“It’s easy to be a fanatic when you’re a weird little kid latching onto an interest,” muses Detroit area singer/songwriter Libby DeCamp.
That weird little kid that DeCamp is referring to is, of course, herself. It was obvious to DeCamp from an early age that she was different from her peers.
“As an adolescent, I could feel these stormy forces of feeling trapped in a rural area and trapped in different ideologies,” she recounts.
These days, when a musician describes feeling trapped or otherwise alienated from their peers, the story usually includes the discovery of punk, heavy metal or some kind of music that would upset their parents. While DeCamp does recall moments slinking through the hallways of Almont High School with Rage Against The Machine in her ears, heavy metal wasn’t where she found her rebellion. For her, it was string band music, and she started listening to it in 6th grade.
“The band that outlined a lot of interests that I had was Old Crow Medicine Show. They had a Dylan-esque sense of protest in their music. My notebooks and folders were covered with either pictures of them or lyrics of songs,” DeCamp said.
“Something struck deep with me with them because they were rebels in a sense, but it was so rural. They opened my eyes to connecting those worlds,” she reflects.
The rural sound of Old Crow Medicine Show resonated with DeCamp partly because she grew up in a small village north of Romeo called Almont.
“There has already been a huge connection between, you know, freedom seeking/freedom fighting in rural spaces. So they kind of cracked the nut of research open for me on that stuff too far as rural protest music goes and finding people that were talking about religious equality on the country music channel,” she said.
All this inspired DeCamp to pick up an instrument. Growing up, there was a guitar around her family’s house that belonged to DeCamp’s mother. “I knew my mom had a guitar somewhere and I asked for her to bring it out so I could start figuring stuff out on it,” she said. From there, DeCamp explored the foundations of her favorite songs.
“I just started by learning basic chords and seeing how many songs that I already loved fit those same chords,” she recalled.
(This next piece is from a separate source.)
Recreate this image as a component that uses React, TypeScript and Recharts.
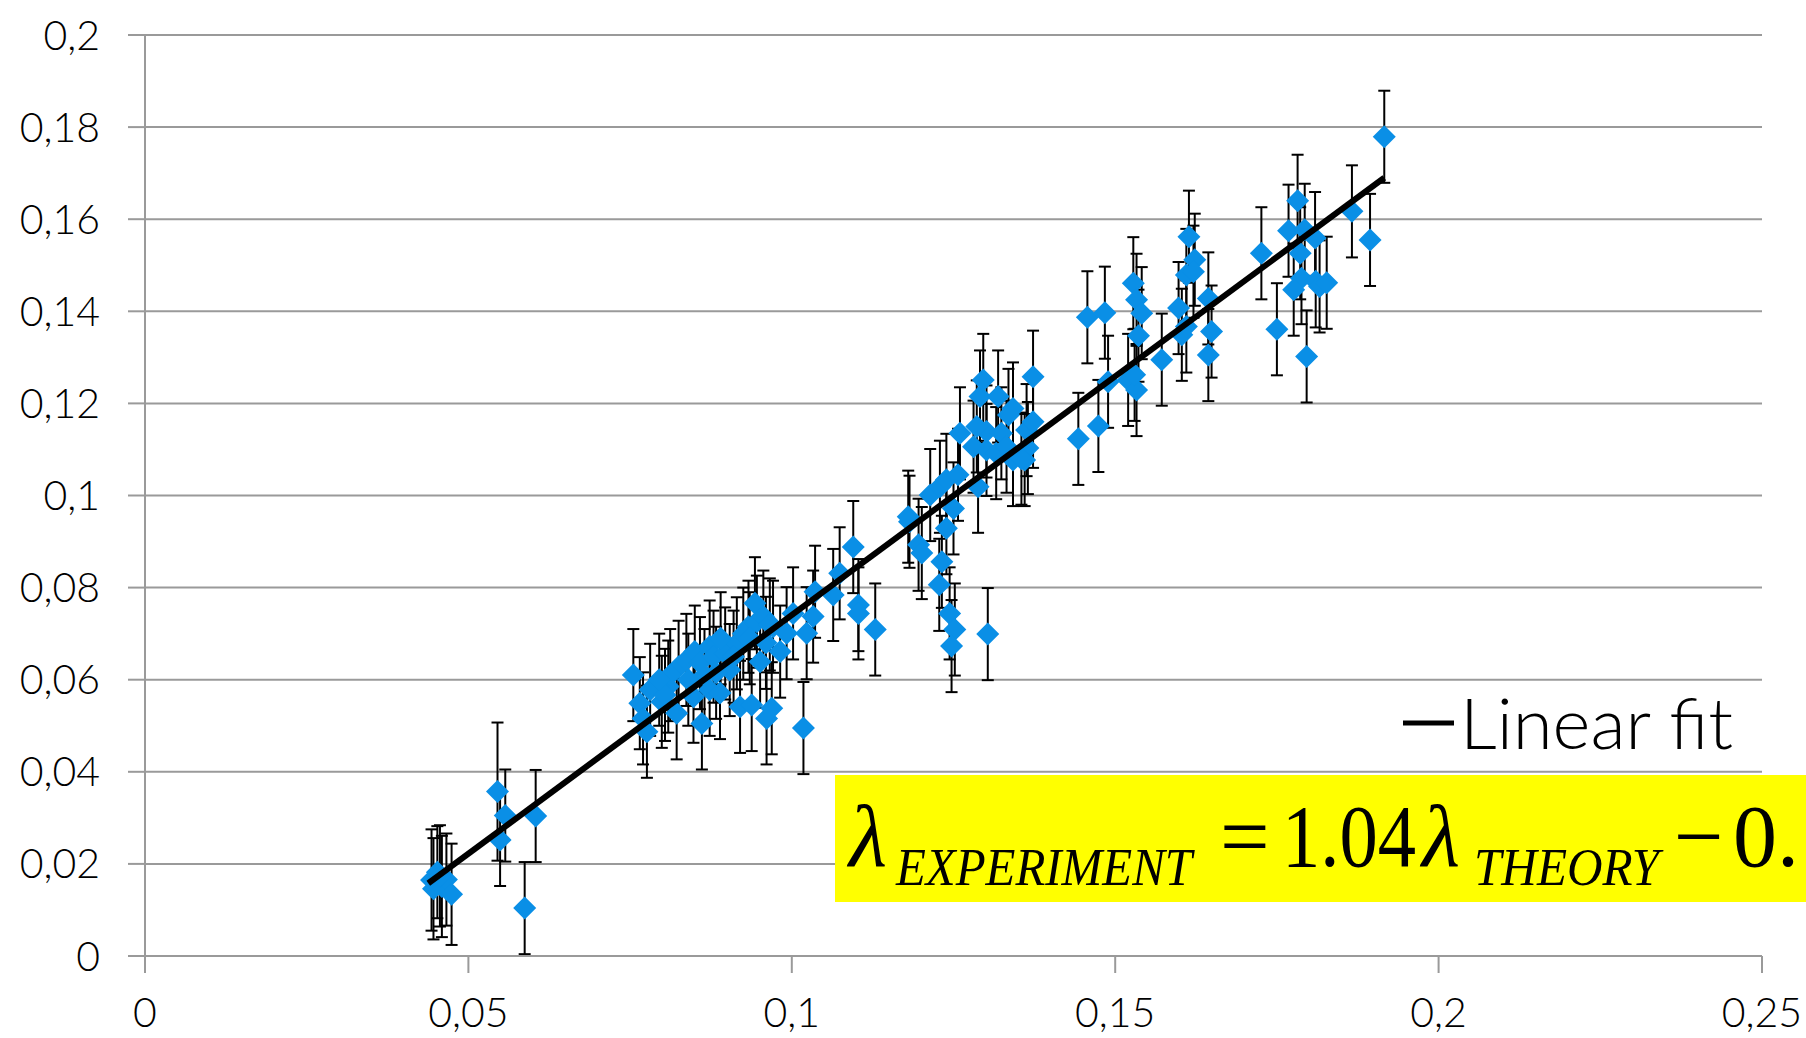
import { ScatterChart, Scatter, XAxis, YAxis, CartesianGrid, ErrorBar } from 'recharts';

// lambda theory (x), lambda experiment (y), error (+/-)
const lambdaTheory = [
  0.0443, 0.0452, 0.0446, 0.0459, 0.0466, 0.0474, 0.0456, 0.0545, 0.0549, 0.0557, 0.0604, 0.0587,
  0.0755, 0.0781, 0.0765, 0.077, 0.0776, 0.0799, 0.0809, 0.0825, 0.0822, 0.0837, 0.085, 0.0858,
  0.0848, 0.0861, 0.0873, 0.0879, 0.0873, 0.0889, 0.0897, 0.0904, 0.0915, 0.092, 0.0933, 0.0938,
  0.0943, 0.0946, 0.0951, 0.0956, 0.0961, 0.0969, 0.0971, 0.0982, 0.0992, 0.1002, 0.1018, 0.1023,
  0.1036, 0.1033, 0.1064, 0.1074, 0.1095, 0.1103, 0.1103, 0.1129,
  0.0804, 0.0883, 0.091, 0.0925, 0.089, 0.0865, 0.084, 0.0812, 0.0795, 0.096, 0.0935, 0.0966,
  0.118, 0.1182, 0.1196, 0.1201, 0.1214, 0.1229, 0.1239, 0.1257, 0.125, 0.1239, 0.1232, 0.1228,
  0.1244, 0.1252, 0.1247, 0.1303, 0.1288, 0.1281, 0.1301, 0.1316, 0.1342, 0.136, 0.1365, 0.126,
  0.1291, 0.1296, 0.1301, 0.1319, 0.1324, 0.1332, 0.1342, 0.1363, 0.1373, 0.1373, 0.1335, 0.1355,
  0.1286,
  0.1443, 0.1474, 0.1489, 0.1457, 0.1484, 0.152, 0.1533, 0.1528, 0.1533, 0.1541, 0.1536, 0.153,
  0.1572, 0.1598, 0.1603, 0.161, 0.161, 0.1623, 0.1621, 0.1614, 0.1644, 0.1649, 0.1644, 0.1726,
  0.175, 0.1768, 0.1782, 0.1793, 0.1809, 0.1786, 0.1788, 0.1776, 0.181, 0.1816, 0.1827, 0.1796,
  0.1866, 0.1894, 0.1916,
];

const lambdaExperiment = [
  0.0165, 0.0182, 0.0146, 0.0151, 0.0166, 0.0134, 0.0174, 0.0357, 0.0252, 0.0305, 0.0304, 0.0104,
  0.061, 0.0578, 0.0549, 0.0516, 0.0487, 0.0552, 0.0585, 0.0628, 0.0527, 0.0643, 0.0661, 0.0636,
  0.0563, 0.0505, 0.0672, 0.065, 0.0578, 0.0571, 0.0657, 0.0621, 0.0679, 0.0541, 0.0715, 0.0545,
  0.0766, 0.0726, 0.0639, 0.0737, 0.0516, 0.0538, 0.0715, 0.0661, 0.0701, 0.0744, 0.0495, 0.0701,
  0.0791, 0.0737, 0.0784, 0.0831, 0.0888, 0.0762, 0.0744, 0.0709,
  0.0567, 0.0615, 0.065, 0.07, 0.069, 0.061, 0.06, 0.061, 0.06, 0.068, 0.069, 0.072,
  0.0954, 0.0943, 0.0893, 0.0875, 0.1001, 0.1019, 0.1034, 0.1045, 0.0972, 0.0929, 0.0856, 0.0806,
  0.0744, 0.0709, 0.0673, 0.0699, 0.1019, 0.1106, 0.1099, 0.1092, 0.1077, 0.1077, 0.1103, 0.1135,
  0.1215, 0.1251, 0.1139, 0.1215, 0.1135, 0.1106, 0.1189, 0.1142, 0.116, 0.1258, 0.1175, 0.108,
  0.115,
  0.1123, 0.1151, 0.1247, 0.1387, 0.1397, 0.1251, 0.1229, 0.1461, 0.1425, 0.1396, 0.1347, 0.1262,
  0.1295, 0.1407, 0.1349, 0.1367, 0.1479, 0.1512, 0.1486, 0.1562, 0.1428, 0.1356, 0.1305, 0.1526,
  0.1361, 0.1575, 0.164, 0.1577, 0.1559, 0.1526, 0.1472, 0.1447, 0.1465, 0.1454, 0.1462, 0.1302,
  0.1617, 0.1555, 0.1779,
];

const errorLeft = [0.011, 0.01, 0.011, 0.011, 0.01, 0.011, 0.011, 0.015, 0.01, 0.01, 0.01, 0.01];

const fitTheory = [0.0438, 0.1916];
const fitExperiment = [0.0158, 0.169];

const xTicks = [0, 0.05, 0.1, 0.15, 0.2, 0.25];
const yTicks = [0, 0.02, 0.04, 0.06, 0.08, 0.1, 0.12, 0.14, 0.16, 0.18, 0.2];

const points = lambdaTheory.map((x, i) => ({
  x,
  y: lambdaExperiment[i],
  err: i < errorLeft.length ? errorLeft[i] : 0.01,
}));
const fit = fitTheory.map((x, i) => ({ x, y: fitExperiment[i] }));

const tickFont = { fontFamily: 'Lato, "Open Sans", sans-serif', fontSize: 41, fontWeight: 300, fill: '#000' };
const comma = (v: number) => String(v).replace('.', ',');

const Diamond = (props: any) => {
  const { cx, cy } = props;
  if (cx == null || cy == null) return <g />;
  const r = 11.5;
  return <path d={`M${cx},${cy - r}L${cx + r},${cy}L${cx},${cy + r}L${cx - r},${cy}Z`} fill="#0A8FE6" />;
};

export default function App() {
  return (
    <div style={{ position: 'relative', width: 1806, height: 1038, overflow: 'hidden', background: '#fff' }}>
      <style>{'body{margin:0}'}</style>
      <ScatterChart width={1806} height={1038} margin={{ top: 35, right: 44, bottom: 0, left: 8 }}>
        <CartesianGrid vertical={false} stroke="#9a9a9a" strokeWidth={2} />
        <XAxis type="number" dataKey="x" domain={[0, 0.25]} ticks={xTicks} tickFormatter={comma}
          height={82} tickSize={17} tickMargin={25} tick={tickFont}
          axisLine={{ stroke: '#9a9a9a', strokeWidth: 2 }} tickLine={{ stroke: '#9a9a9a', strokeWidth: 2 }} />
        <YAxis type="number" dataKey="y" domain={[0, 0.2]} ticks={yTicks} tickFormatter={comma}
          width={137} tickSize={17} tickMargin={28} tick={tickFont}
          axisLine={{ stroke: '#9a9a9a', strokeWidth: 2 }} tickLine={{ stroke: '#9a9a9a', strokeWidth: 2 }} />
        <Scatter name="data" data={points} shape={Diamond} isAnimationActive={false} legendType="none">
          <ErrorBar dataKey="err" direction="y" width={6} stroke="#000" strokeWidth={2} />
        </Scatter>
        <Scatter name="Linear fit" data={fit} shape={() => <g />} line={{ stroke: '#000', strokeWidth: 6 }}
          isAnimationActive={false} />
      </ScatterChart>
      <svg width={1806} height={1038} style={{ position: 'absolute', left: 0, top: 0, pointerEvents: 'none' }}>
        {/* legend */}
        <line x1={1403} y1={723} x2={1454} y2={723} stroke="#000" strokeWidth={5} />
        <text x={1460} y={749} fontFamily='Lato, "Open Sans", sans-serif' fontWeight={300} fontSize={70}
          textLength={273} lengthAdjust="spacingAndGlyphs" fill="#000">Linear fit</text>
        {/* fit equation */}
        <rect x={835} y={775} width={980} height={127} fill="#ffff00" />
        <g fontFamily='"Liberation Serif", "Times New Roman", serif' fill="#000">
          <text x={849} y={866} fontSize={88} fontStyle="italic">λ</text>
          <text x={896} y={885} fontSize={53} fontStyle="italic" textLength={296} lengthAdjust="spacingAndGlyphs">EXPERIMENT</text>
          <text x={1220} y={866} fontSize={88}>=</text>
          <text x={1282} y={866} fontSize={88} textLength={134} lengthAdjust="spacingAndGlyphs">1.04</text>
          <text x={1422} y={866} fontSize={88} fontStyle="italic">λ</text>
          <text x={1474} y={885} fontSize={53} fontStyle="italic" textLength={185} lengthAdjust="spacingAndGlyphs">THEORY</text>
          <text x={1674} y={866} fontSize={88}>−</text>
          <text x={1733} y={866} fontSize={88}>0.</text>
        </g>
      </svg>
    </div>
  );
}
DeCamp, known for guitar and banjo playing, didn’t plan to buy those instruments when she started her music journey.
“Actually, mountain dulcimer was the first instrument I bought on my own. I’d never heard one before. It was just such an ethereal sound I hadn’t heard before and it looked fun to play. So that was kind of my parlor instrument,” she said.
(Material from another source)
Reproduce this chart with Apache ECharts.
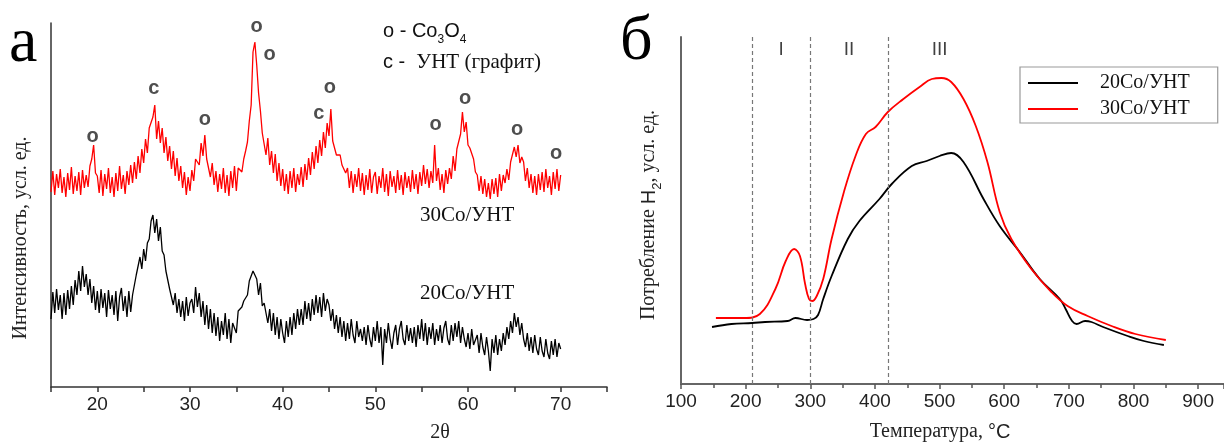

These days, DeCamp is operating everything independently.
RELATED: Sonic Lunch Returns for Another Standout Season
“I don’t have a team to put me in places and tell me where to go, so I just pick up the slack myself so I can make it happen,” she said.
The result is sometimes a solo tour that DeCamp booked herself.
“I’ve found those kinds of journeys to be empowering in the end and healing as a way to just spend time with yourself and spend time with the world without being too shielded or guarded from it. It’s a very freeing thing to go out on some songs and then figure everything else out on your own. I guess it’s my way of staying mobile in the flux and playing music for people,” she said.
Catch Libby DeCamp at The Trinity House Theatre in Livonia on June 28.